Последние годы жизни писатель провел в доме для престарелых, прикованный к постели, и скончался в 1988 году в Ашфорде (штат Коннектикут, США).

Березов — один из самых плодовитых авторов послевоенной эмиграции. Им написаны песни и частушки, воспоминания («Что было» и др.), целый ряд поэм на темы Ветхого и Нового Завета, роман «Разлука» (1970), сатирические рассказы — всего около 24 книг.
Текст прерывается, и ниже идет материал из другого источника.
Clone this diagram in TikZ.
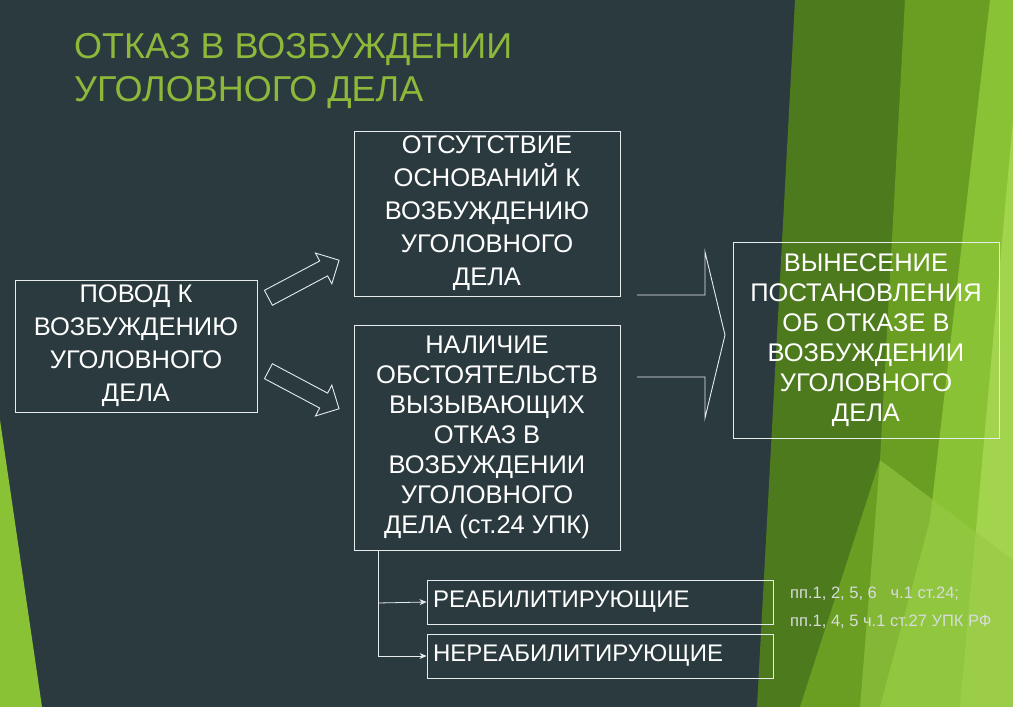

Уже заголовок первого сборника Березова «Веруй, надейся и жди» (1948) дает представление об оптимистическом мировосприятии автора, идущего как от фольклора, так и от христианской традиции. О добродетелях русских людей, их самоотверженности и религиозности писатель рассказал и в прозе («Русское сердце», 1954). Убеждение, что «где б ни был я, Господь со мною» и «я солдат из армии Господней» проходит через все творчество поэта. «На склоне лет, в чужой стране, / Когда кончается дорога, / Остались две отрады мне: / Писать стихи и славить Бога» («Две отрады», 1955), — писал Акульшин. «Мне хочется, чтоб в строчках расцвели / Все краски мира, все земные трели», — скажет он в одном стихотворении; «твори восторженно» — в другом. «В моей душе добро всегда сильнее зла», — напишет в статье «Вступление к словесным излияниям». Это не значит, что поэт не видит зло мира (в целом ряде его произведений рассказывается об этом), не испытывает ностальгию по утраченной родине, но он верит в «свободную Россию» («Будем верить», 1953; «Возвращение», 1954; «Наш путь», 1954 и др.). Березов уверен, что «все немудрые оковы» стряхнет «радость бытия». Даже драматический судьбоносный разговор ди-пийца с американским офицером Березов передает с мягким юмором («На скрининге»). И лишь в поздних сборниках поэта появятся «Грустные строки» и драматические сомнения в человеческой природе («Меньшее зло»).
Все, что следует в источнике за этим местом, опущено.